The government’s reduction of margins in the petroleum price build-up by a total of 15p/ltr is expected to end on June 30, 2022. This presents a situation that could send fuel prices skyrocketing even further.
While the suspension of the margins were expected to reduce prices of petrol by 1.6% and diesel by 1.4% for the period of three months, they were not enough to meet their intended purpose of stabilizing fuel prices, as fuel prices have continued to rise since then.
The government’s measures include a 2 pesewas per litre reduction in the BOST margin; reduction of the Unified Petroleum Pricing Fund (UPPF) margin by 9 pesewas per litre; a 1 pesewa per litre reduction in Fuel Marking Margin; and a 3 pesewas per litre reduction in Primary Distribution Margin (PDM).
The Minister of Finance, Ken Ofori-Atta, rolling out these measures, said:
“Unlike in other countries where the hike in crude oil prices and exchange rate volatility are leading to shortages in supply of petroleum products, government is implementing measures to guarantee constant supply of petroleum products.
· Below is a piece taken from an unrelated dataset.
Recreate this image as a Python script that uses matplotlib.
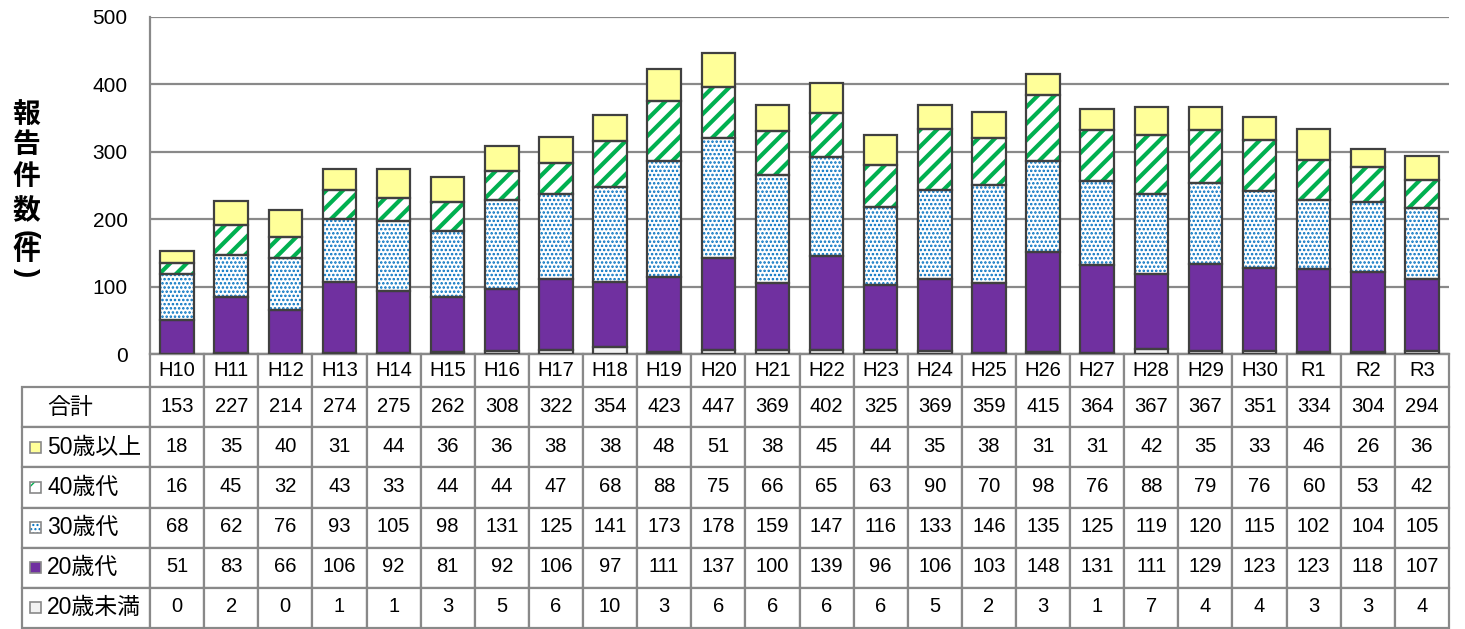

To mitigate the impact of the rising price of petroleum products at the pump, for the next three months, government has decided to reduce margins in the petroleum price build-up by a total of 15 pesewas per litre with effect from 1st April.”
Ken Ofori-Atta
Reduction of Margins Near end
According to the Ghana Chamber for Bulk Oil Distributors (CBOD), total taxes and regulatory margins for the first pricing window of June 2022 remained unchanged relative to the previous selling window. Total taxes and regulatory margins for the window stood at Ghp228/ltr for gasoline, Ghp226/ltr for gasoil and Ghp144/kg for LPG, accounting for 23% and 18% of ex-pump prices of gasoline and gasoil respectively.
“The relatively low contribution of Taxes and Regulatory margins in the ex-pump prices are largely due to the government reduction of margins on the petroleum price build-up by 15 pesewas for the period of three months, which is expected to end on 30th June 2022.”
CBOD
For the first pricing window, the average ex-pump prices for gasoline and gasoil increased by an average of 4% and 3% relative to the previous selling window, rising from an average of GHS9.706/ltr and GHS11.989/ltr in the previous window to GHS10.073/ltr and GHS12.319/ltr respectively.
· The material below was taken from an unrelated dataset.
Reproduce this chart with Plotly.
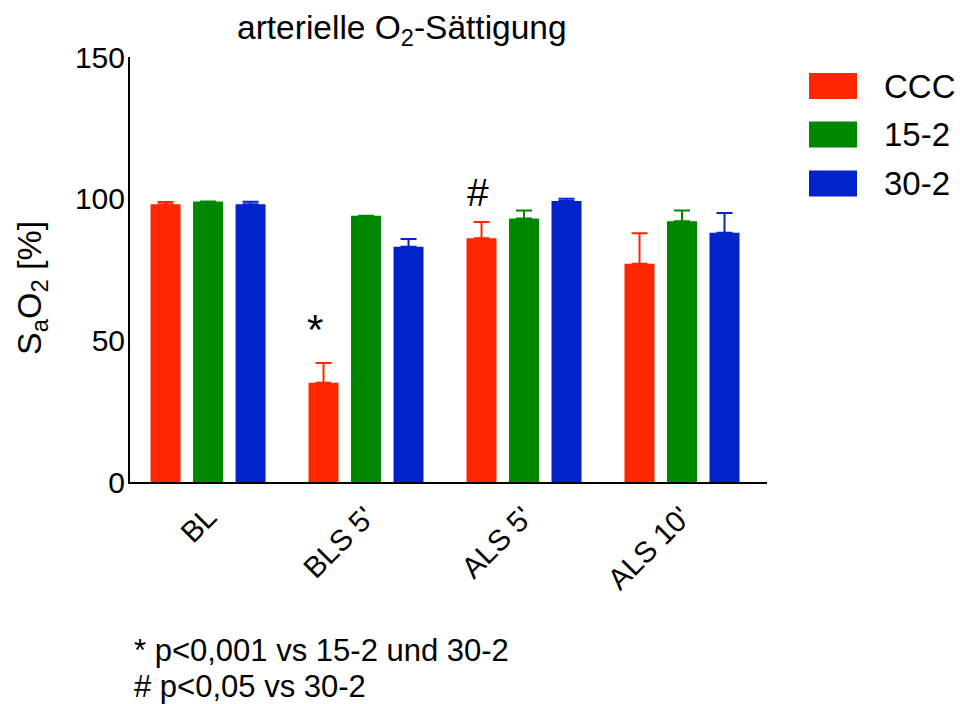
import plotly.graph_objects as go

categories = ["BL", "BLS 5'", "ALS 5'", "ALS 10'"]
series_names = ["CCC", "15-2", "30-2"]
ccc_values = [98, 35, 86, 77]
ccc_err = [0.8, 7, 5.8, 10.8]
g15_values = [99, 94, 93, 92]
g15_err = [0, 0, 2.8, 3.8]
g30_values = [98, 83, 99.2, 88]
g30_err = [0.9, 2.8, 0.8, 6.9]
colors = ["rgb(255,38,0)", "rgb(0,135,0)", "rgb(0,36,200)"]

FONT = "Liberation Sans, Arial, sans-serif"
W, H = 960, 704
L, R, T, B = 130, 767, 57, 482

def px(x):
    return (x - L) / (R - L)

def py(y):
    return (B - y) / (B - T)

fig = go.Figure()
for name, vals, errs, col in zip(series_names,
                                 [ccc_values, g15_values, g30_values],
                                 [ccc_err, g15_err, g30_err], colors):
    fig.add_trace(go.Bar(
        x=categories, y=vals, name=name,
        marker=dict(color=col, line=dict(width=0)),
        error_y=dict(type="data", array=errs, arrayminus=[0] * len(errs),
                     symmetric=False, color=col, thickness=2, width=8,
                     visible=True),
        showlegend=False,
    ))

fig.update_layout(
    width=W, height=H,
    margin=dict(l=L, r=W - R, t=T, b=H - B, pad=0),
    paper_bgcolor="white", plot_bgcolor="white",
    barmode="group", bargap=0.193, bargroupgap=0.294,
    font=dict(family=FONT, size=30, color="black"),
    xaxis=dict(type="category", range=[-0.494, 3.538], showline=True,
               linecolor="black", linewidth=2, ticks="", tickangle=-45,
               tickfont=dict(size=29.5), ticklabelstandoff=4,
               showgrid=False, zeroline=False),
    yaxis=dict(range=[0, 150], tickvals=[0, 50, 100, 150], showline=True,
               linecolor="black", linewidth=2, ticks="", ticklen=0,
               tickfont=dict(size=30), ticklabelstandoff=-3,
               showgrid=False, zeroline=False),
)

annotations = [
    dict(text="arterielle O<sub>2</sub>-Sättigung", x=px(402), xref="paper",
         y=py(30), yref="paper", xanchor="center", yanchor="middle",
         showarrow=False, font=dict(size=33.5)),
    dict(text="S<sub>a</sub>O<sub>2</sub> [%]", x=px(31), xref="paper",
         y=py(288), yref="paper", xanchor="center", yanchor="middle",
         textangle=-90, showarrow=False, font=dict(size=34)),
    dict(text="*", x=px(315), xref="paper", y=py(329), yref="paper",
         xanchor="center", yanchor="middle", showarrow=False,
         font=dict(size=42)),
    dict(text="#", x=px(478), xref="paper", y=py(193), yref="paper",
         xanchor="center", yanchor="middle", showarrow=False,
         font=dict(size=39)),
    dict(text="* p<0,001 vs 15-2 und 30-2", x=px(132), xref="paper",
         y=py(650), yref="paper", xanchor="left", yanchor="middle",
         showarrow=False, font=dict(size=31)),
    dict(text="# p<0,05 vs 30-2", x=px(132), xref="paper",
         y=py(686), yref="paper", xanchor="left", yanchor="middle",
         showarrow=False, font=dict(size=31)),
]

shapes = []
legend_y = [86, 134.5, 183.5]
for name, col, ly in zip(series_names, colors, legend_y):
    shapes.append(dict(type="rect", xref="paper", yref="paper",
                       x0=px(809), x1=px(857), y0=py(ly + 13), y1=py(ly - 13),
                       fillcolor=col, line=dict(width=0)))
    annotations.append(dict(text=name, x=px(882), xref="paper", y=py(ly),
                            yref="paper", xanchor="left", yanchor="middle",
                            showarrow=False, font=dict(size=33)))

fig.update_layout(annotations=annotations, shapes=shapes)
fig.write_html("out.html",
               config={"displayModeBar": False},
               post_script="document.body.style.margin='0';"
                           "document.body.style.overflow='hidden';")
For the second pricing window of June 2022, prices for gasoline and gasoil sold by some Oil Marketing Companies (OMCs) such as TotalEnergies stands at GHS10.99 per litre and GHS13.50 per litre respectively.
Petroleum Stocks Available
The total petroleum stocks available in the country at the beginning of the week, Monday June 13, 2022, comprised of Gasoline, Gasoil, LPG, ATK, Kerosene, Premix and RFO, CBOD noted.
Expected cargoes of petroleum products scheduled for this week (13th-18th June 2022) include a total of about 157.74 million litres of petroleum products comprising of gasoline and gasoil are expected to be imported within the period. An expected volume of about 41,420,050 litres of Gasoil and 116,329,511 litres of Gasoline are to be imported within the reporting period, according to CBOD.
A total of about four Bulk Distribution Companies (BDCs) are importing these products for the period under consideration. Currently, two vessels are at anchorage and one other vessel has been given the clearance to discharge, CBOD noted in its market outlook report.
The Residue fluid catalytic cracking (RFCC) unit at TOR remains shutdown due to reconstruction whiles Crude oil Distillation Unit (CDU) is also shut down due to lack of crude oil, CBOD noted. According to the Institute for Energy Security (IES), the President, Akufo-Addo must save the State facility which is saddled with over GHS400 million debt, from total collapse.
“After close to 6 years of poor management of this vital state institution, the refinery sits idle and hopeless; losing out on the prospects of the Russian-Ukraine conflict, plus the potential of generating that synergy between the upstream and the downstream sectors of the Ghanaian petroleum industry.”